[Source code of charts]
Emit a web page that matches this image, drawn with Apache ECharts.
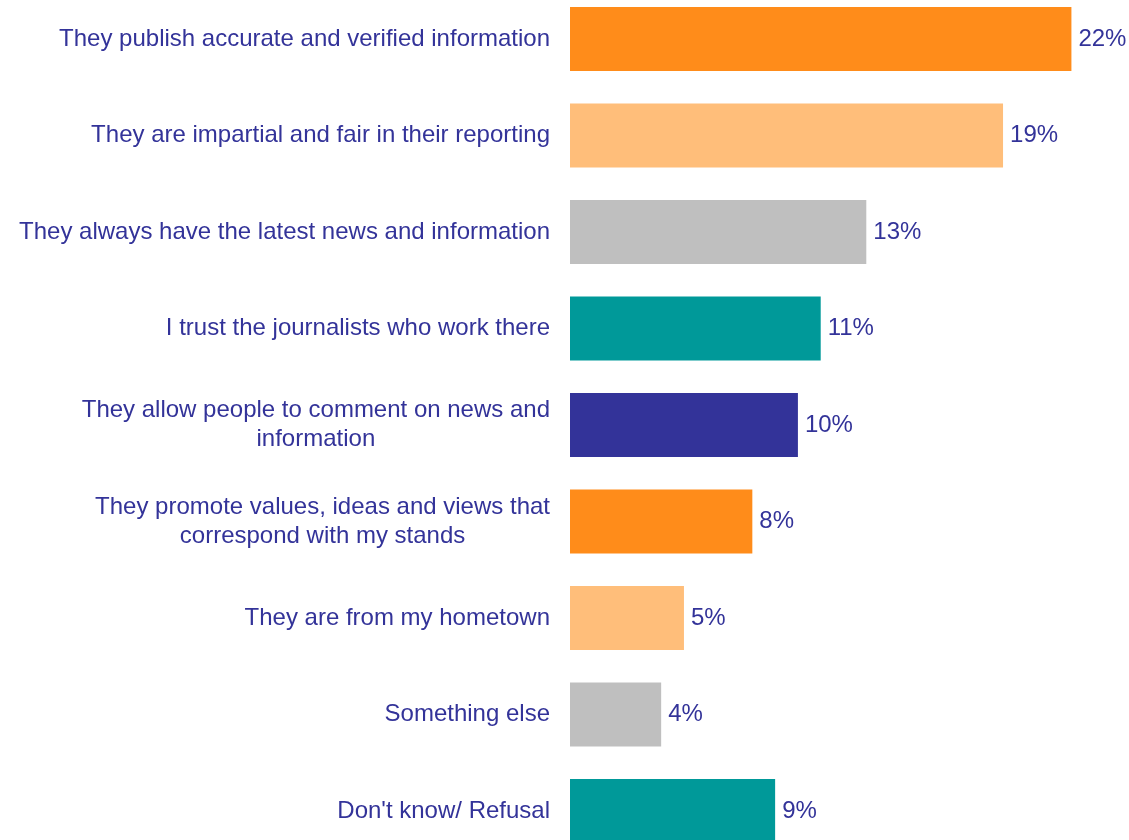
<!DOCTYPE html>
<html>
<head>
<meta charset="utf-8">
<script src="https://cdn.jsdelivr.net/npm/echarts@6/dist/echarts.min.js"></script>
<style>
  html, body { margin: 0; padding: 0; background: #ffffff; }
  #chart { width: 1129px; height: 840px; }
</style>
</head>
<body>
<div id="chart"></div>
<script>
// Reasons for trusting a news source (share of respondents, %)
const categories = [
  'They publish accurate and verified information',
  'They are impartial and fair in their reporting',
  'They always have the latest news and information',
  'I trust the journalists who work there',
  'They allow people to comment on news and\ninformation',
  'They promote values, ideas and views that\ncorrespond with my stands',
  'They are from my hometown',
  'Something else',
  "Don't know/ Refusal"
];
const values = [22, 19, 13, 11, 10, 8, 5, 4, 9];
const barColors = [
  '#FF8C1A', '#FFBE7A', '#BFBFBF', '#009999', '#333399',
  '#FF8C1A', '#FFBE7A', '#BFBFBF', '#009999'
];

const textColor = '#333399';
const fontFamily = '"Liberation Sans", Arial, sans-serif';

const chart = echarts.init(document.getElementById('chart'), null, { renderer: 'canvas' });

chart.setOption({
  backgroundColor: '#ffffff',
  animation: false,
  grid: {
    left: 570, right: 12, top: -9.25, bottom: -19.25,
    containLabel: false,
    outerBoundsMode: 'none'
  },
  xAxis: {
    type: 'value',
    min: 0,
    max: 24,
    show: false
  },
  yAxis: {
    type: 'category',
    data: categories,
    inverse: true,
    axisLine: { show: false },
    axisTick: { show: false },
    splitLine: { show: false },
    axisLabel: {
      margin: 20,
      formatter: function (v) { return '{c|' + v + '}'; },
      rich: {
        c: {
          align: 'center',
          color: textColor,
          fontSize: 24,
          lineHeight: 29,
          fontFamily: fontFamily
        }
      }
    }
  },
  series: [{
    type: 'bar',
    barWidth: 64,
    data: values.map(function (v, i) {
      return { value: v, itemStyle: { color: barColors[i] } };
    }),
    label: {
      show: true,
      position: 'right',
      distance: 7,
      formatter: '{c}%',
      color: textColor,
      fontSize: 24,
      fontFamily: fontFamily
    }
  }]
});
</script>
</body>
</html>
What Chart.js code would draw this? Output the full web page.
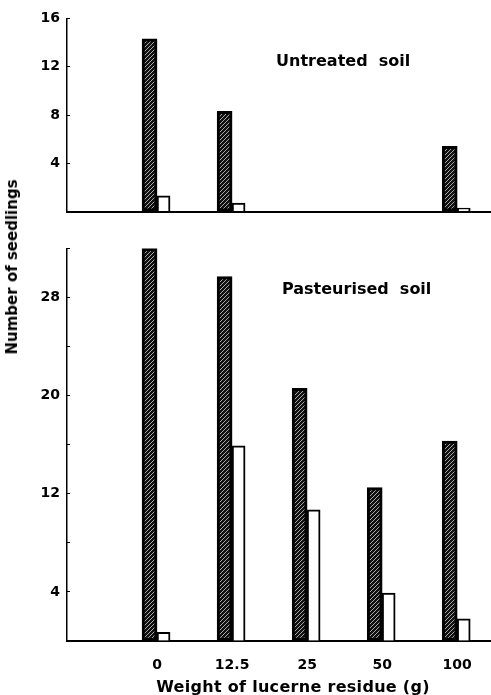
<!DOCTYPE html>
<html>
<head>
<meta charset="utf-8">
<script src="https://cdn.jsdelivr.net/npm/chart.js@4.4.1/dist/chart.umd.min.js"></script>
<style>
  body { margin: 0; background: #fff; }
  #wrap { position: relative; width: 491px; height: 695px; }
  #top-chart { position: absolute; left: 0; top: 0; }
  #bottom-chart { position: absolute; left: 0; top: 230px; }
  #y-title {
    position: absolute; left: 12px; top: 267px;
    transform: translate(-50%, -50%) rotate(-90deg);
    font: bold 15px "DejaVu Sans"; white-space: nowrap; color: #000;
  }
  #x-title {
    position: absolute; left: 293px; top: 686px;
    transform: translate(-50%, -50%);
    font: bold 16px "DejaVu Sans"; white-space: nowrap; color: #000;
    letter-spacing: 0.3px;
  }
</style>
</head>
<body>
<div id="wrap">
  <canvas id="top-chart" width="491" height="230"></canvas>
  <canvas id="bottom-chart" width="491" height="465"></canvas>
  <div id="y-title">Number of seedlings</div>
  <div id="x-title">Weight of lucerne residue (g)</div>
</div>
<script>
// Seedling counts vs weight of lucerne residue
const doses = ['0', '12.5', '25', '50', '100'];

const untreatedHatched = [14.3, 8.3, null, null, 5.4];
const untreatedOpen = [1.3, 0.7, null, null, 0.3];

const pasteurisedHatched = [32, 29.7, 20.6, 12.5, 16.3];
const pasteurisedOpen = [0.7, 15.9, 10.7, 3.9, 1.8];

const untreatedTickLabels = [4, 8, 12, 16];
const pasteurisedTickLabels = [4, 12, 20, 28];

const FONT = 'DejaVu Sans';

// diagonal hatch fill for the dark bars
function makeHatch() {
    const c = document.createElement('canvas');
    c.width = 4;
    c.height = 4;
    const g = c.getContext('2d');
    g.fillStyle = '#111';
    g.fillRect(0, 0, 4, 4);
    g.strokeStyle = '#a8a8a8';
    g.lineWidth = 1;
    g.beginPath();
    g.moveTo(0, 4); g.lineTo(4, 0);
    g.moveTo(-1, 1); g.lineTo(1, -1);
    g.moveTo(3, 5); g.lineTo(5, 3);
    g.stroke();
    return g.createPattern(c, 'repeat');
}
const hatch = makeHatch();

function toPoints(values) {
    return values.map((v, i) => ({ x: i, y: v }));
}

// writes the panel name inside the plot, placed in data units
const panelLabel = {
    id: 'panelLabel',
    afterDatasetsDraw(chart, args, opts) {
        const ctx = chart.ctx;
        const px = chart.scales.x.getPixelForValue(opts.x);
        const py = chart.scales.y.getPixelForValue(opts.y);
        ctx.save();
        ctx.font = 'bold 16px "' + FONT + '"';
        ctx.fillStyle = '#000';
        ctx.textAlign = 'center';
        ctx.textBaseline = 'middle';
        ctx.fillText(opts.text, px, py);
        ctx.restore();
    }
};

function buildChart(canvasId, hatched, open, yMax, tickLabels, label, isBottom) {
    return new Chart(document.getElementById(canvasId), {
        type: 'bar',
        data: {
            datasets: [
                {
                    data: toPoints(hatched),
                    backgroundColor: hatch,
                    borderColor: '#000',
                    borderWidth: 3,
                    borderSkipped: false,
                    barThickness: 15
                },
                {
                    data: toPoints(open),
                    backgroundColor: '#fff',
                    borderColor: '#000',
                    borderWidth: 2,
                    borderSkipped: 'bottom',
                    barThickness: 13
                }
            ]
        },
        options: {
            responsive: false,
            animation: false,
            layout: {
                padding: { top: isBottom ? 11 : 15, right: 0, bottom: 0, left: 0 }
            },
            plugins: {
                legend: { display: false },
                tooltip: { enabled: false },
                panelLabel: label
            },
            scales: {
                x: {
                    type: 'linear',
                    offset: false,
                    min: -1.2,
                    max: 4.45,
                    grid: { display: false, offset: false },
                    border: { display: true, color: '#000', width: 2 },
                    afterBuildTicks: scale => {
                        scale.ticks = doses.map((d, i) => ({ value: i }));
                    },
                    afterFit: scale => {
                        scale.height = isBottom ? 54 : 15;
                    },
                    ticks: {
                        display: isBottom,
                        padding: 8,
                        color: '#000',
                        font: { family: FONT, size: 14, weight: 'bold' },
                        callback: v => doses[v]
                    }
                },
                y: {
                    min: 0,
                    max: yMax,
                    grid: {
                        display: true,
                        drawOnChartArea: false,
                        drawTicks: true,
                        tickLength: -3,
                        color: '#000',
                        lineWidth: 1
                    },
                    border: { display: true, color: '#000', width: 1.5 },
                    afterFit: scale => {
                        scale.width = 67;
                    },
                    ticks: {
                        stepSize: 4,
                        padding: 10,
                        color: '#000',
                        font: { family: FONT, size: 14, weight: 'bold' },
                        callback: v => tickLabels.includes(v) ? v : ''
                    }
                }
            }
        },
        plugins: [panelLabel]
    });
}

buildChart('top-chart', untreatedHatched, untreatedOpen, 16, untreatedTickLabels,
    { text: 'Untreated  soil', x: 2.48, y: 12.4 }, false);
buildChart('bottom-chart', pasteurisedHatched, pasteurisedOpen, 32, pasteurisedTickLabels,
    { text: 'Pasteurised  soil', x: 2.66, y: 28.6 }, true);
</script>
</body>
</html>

EXERCISE AIM
Reproduce the listing above exactly, excluding all pictures.

TASK RESPONSE
Emit a web page that matches this image, drawn with Apache ECharts.
<!DOCTYPE html>
<html>
<head>
<meta charset="utf-8">
<script src="https://cdn.jsdelivr.net/npm/echarts@6/dist/echarts.min.js"></script>
<style>
  html, body { margin: 0; padding: 0; background: #ffffff; }
  #chart { width: 1129px; height: 840px; }
</style>
</head>
<body>
<div id="chart"></div>
<script>
// Reasons for trusting a news source (share of respondents, %)
const categories = [
  'They publish accurate and verified information',
  'They are impartial and fair in their reporting',
  'They always have the latest news and information',
  'I trust the journalists who work there',
  'They allow people to comment on news and\ninformation',
  'They promote values, ideas and views that\ncorrespond with my stands',
  'They are from my hometown',
  'Something else',
  "Don't know/ Refusal"
];
const values = [22, 19, 13, 11, 10, 8, 5, 4, 9];
const barColors = [
  '#FF8C1A', '#FFBE7A', '#BFBFBF', '#009999', '#333399',
  '#FF8C1A', '#FFBE7A', '#BFBFBF', '#009999'
];

const textColor = '#333399';
const fontFamily = '"Liberation Sans", Arial, sans-serif';

const chart = echarts.init(document.getElementById('chart'), null, { renderer: 'canvas' });

chart.setOption({
  backgroundColor: '#ffffff',
  animation: false,
  grid: {
    left: 570, right: 12, top: -9.25, bottom: -19.25,
    containLabel: false,
    outerBoundsMode: 'none'
  },
  xAxis: {
    type: 'value',
    min: 0,
    max: 24,
    show: false
  },
  yAxis: {
    type: 'category',
    data: categories,
    inverse: true,
    axisLine: { show: false },
    axisTick: { show: false },
    splitLine: { show: false },
    axisLabel: {
      margin: 20,
      formatter: function (v) { return '{c|' + v + '}'; },
      rich: {
        c: {
          align: 'center',
          color: textColor,
          fontSize: 24,
          lineHeight: 29,
          fontFamily: fontFamily
        }
      }
    }
  },
  series: [{
    type: 'bar',
    barWidth: 64,
    data: values.map(function (v, i) {
      return { value: v, itemStyle: { color: barColors[i] } };
    }),
    label: {
      show: true,
      position: 'right',
      distance: 7,
      formatter: '{c}%',
      color: textColor,
      fontSize: 24,
      fontFamily: fontFamily
    }
  }]
});
</script>
</body>
</html>
What Chart.js code would draw this? Output the full web page.
<!DOCTYPE html>
<html>
<head>
<meta charset="utf-8">
<script src="https://cdn.jsdelivr.net/npm/chart.js@4.4.1/dist/chart.umd.min.js"></script>
<style>
  body { margin: 0; background: #fff; }
  #wrap { position: relative; width: 491px; height: 695px; }
  #top-chart { position: absolute; left: 0; top: 0; }
  #bottom-chart { position: absolute; left: 0; top: 230px; }
  #y-title {
    position: absolute; left: 12px; top: 267px;
    transform: translate(-50%, -50%) rotate(-90deg);
    font: bold 15px "DejaVu Sans"; white-space: nowrap; color: #000;
  }
  #x-title {
    position: absolute; left: 293px; top: 686px;
    transform: translate(-50%, -50%);
    font: bold 16px "DejaVu Sans"; white-space: nowrap; color: #000;
    letter-spacing: 0.3px;
  }
</style>
</head>
<body>
<div id="wrap">
  <canvas id="top-chart" width="491" height="230"></canvas>
  <canvas id="bottom-chart" width="491" height="465"></canvas>
  <div id="y-title">Number of seedlings</div>
  <div id="x-title">Weight of lucerne residue (g)</div>
</div>
<script>
// Seedling counts vs weight of lucerne residue
const doses = ['0', '12.5', '25', '50', '100'];

const untreatedHatched = [14.3, 8.3, null, null, 5.4];
const untreatedOpen = [1.3, 0.7, null, null, 0.3];

const pasteurisedHatched = [32, 29.7, 20.6, 12.5, 16.3];
const pasteurisedOpen = [0.7, 15.9, 10.7, 3.9, 1.8];

const untreatedTickLabels = [4, 8, 12, 16];
const pasteurisedTickLabels = [4, 12, 20, 28];

const FONT = 'DejaVu Sans';

// diagonal hatch fill for the dark bars
function makeHatch() {
    const c = document.createElement('canvas');
    c.width = 4;
    c.height = 4;
    const g = c.getContext('2d');
    g.fillStyle = '#111';
    g.fillRect(0, 0, 4, 4);
    g.strokeStyle = '#a8a8a8';
    g.lineWidth = 1;
    g.beginPath();
    g.moveTo(0, 4); g.lineTo(4, 0);
    g.moveTo(-1, 1); g.lineTo(1, -1);
    g.moveTo(3, 5); g.lineTo(5, 3);
    g.stroke();
    return g.createPattern(c, 'repeat');
}
const hatch = makeHatch();

function toPoints(values) {
    return values.map((v, i) => ({ x: i, y: v }));
}

// writes the panel name inside the plot, placed in data units
const panelLabel = {
    id: 'panelLabel',
    afterDatasetsDraw(chart, args, opts) {
        const ctx = chart.ctx;
        const px = chart.scales.x.getPixelForValue(opts.x);
        const py = chart.scales.y.getPixelForValue(opts.y);
        ctx.save();
        ctx.font = 'bold 16px "' + FONT + '"';
        ctx.fillStyle = '#000';
        ctx.textAlign = 'center';
        ctx.textBaseline = 'middle';
        ctx.fillText(opts.text, px, py);
        ctx.restore();
    }
};

function buildChart(canvasId, hatched, open, yMax, tickLabels, label, isBottom) {
    return new Chart(document.getElementById(canvasId), {
        type: 'bar',
        data: {
            datasets: [
                {
                    data: toPoints(hatched),
                    backgroundColor: hatch,
                    borderColor: '#000',
                    borderWidth: 3,
                    borderSkipped: false,
                    barThickness: 15
                },
                {
                    data: toPoints(open),
                    backgroundColor: '#fff',
                    borderColor: '#000',
                    borderWidth: 2,
                    borderSkipped: 'bottom',
                    barThickness: 13
                }
            ]
        },
        options: {
            responsive: false,
            animation: false,
            layout: {
                padding: { top: isBottom ? 11 : 15, right: 0, bottom: 0, left: 0 }
            },
            plugins: {
                legend: { display: false },
                tooltip: { enabled: false },
                panelLabel: label
            },
            scales: {
                x: {
                    type: 'linear',
                    offset: false,
                    min: -1.2,
                    max: 4.45,
                    grid: { display: false, offset: false },
                    border: { display: true, color: '#000', width: 2 },
                    afterBuildTicks: scale => {
                        scale.ticks = doses.map((d, i) => ({ value: i }));
                    },
                    afterFit: scale => {
                        scale.height = isBottom ? 54 : 15;
                    },
                    ticks: {
                        display: isBottom,
                        padding: 8,
                        color: '#000',
                        font: { family: FONT, size: 14, weight: 'bold' },
                        callback: v => doses[v]
                    }
                },
                y: {
                    min: 0,
                    max: yMax,
                    grid: {
                        display: true,
                        drawOnChartArea: false,
                        drawTicks: true,
                        tickLength: -3,
                        color: '#000',
                        lineWidth: 1
                    },
                    border: { display: true, color: '#000', width: 1.5 },
                    afterFit: scale => {
                        scale.width = 67;
                    },
                    ticks: {
                        stepSize: 4,
                        padding: 10,
                        color: '#000',
                        font: { family: FONT, size: 14, weight: 'bold' },
                        callback: v => tickLabels.includes(v) ? v : ''
                    }
                }
            }
        },
        plugins: [panelLabel]
    });
}

buildChart('top-chart', untreatedHatched, untreatedOpen, 16, untreatedTickLabels,
    { text: 'Untreated  soil', x: 2.48, y: 12.4 }, false);
buildChart('bottom-chart', pasteurisedHatched, pasteurisedOpen, 32, pasteurisedTickLabels,
    { text: 'Pasteurised  soil', x: 2.66, y: 28.6 }, true);
</script>
</body>
</html>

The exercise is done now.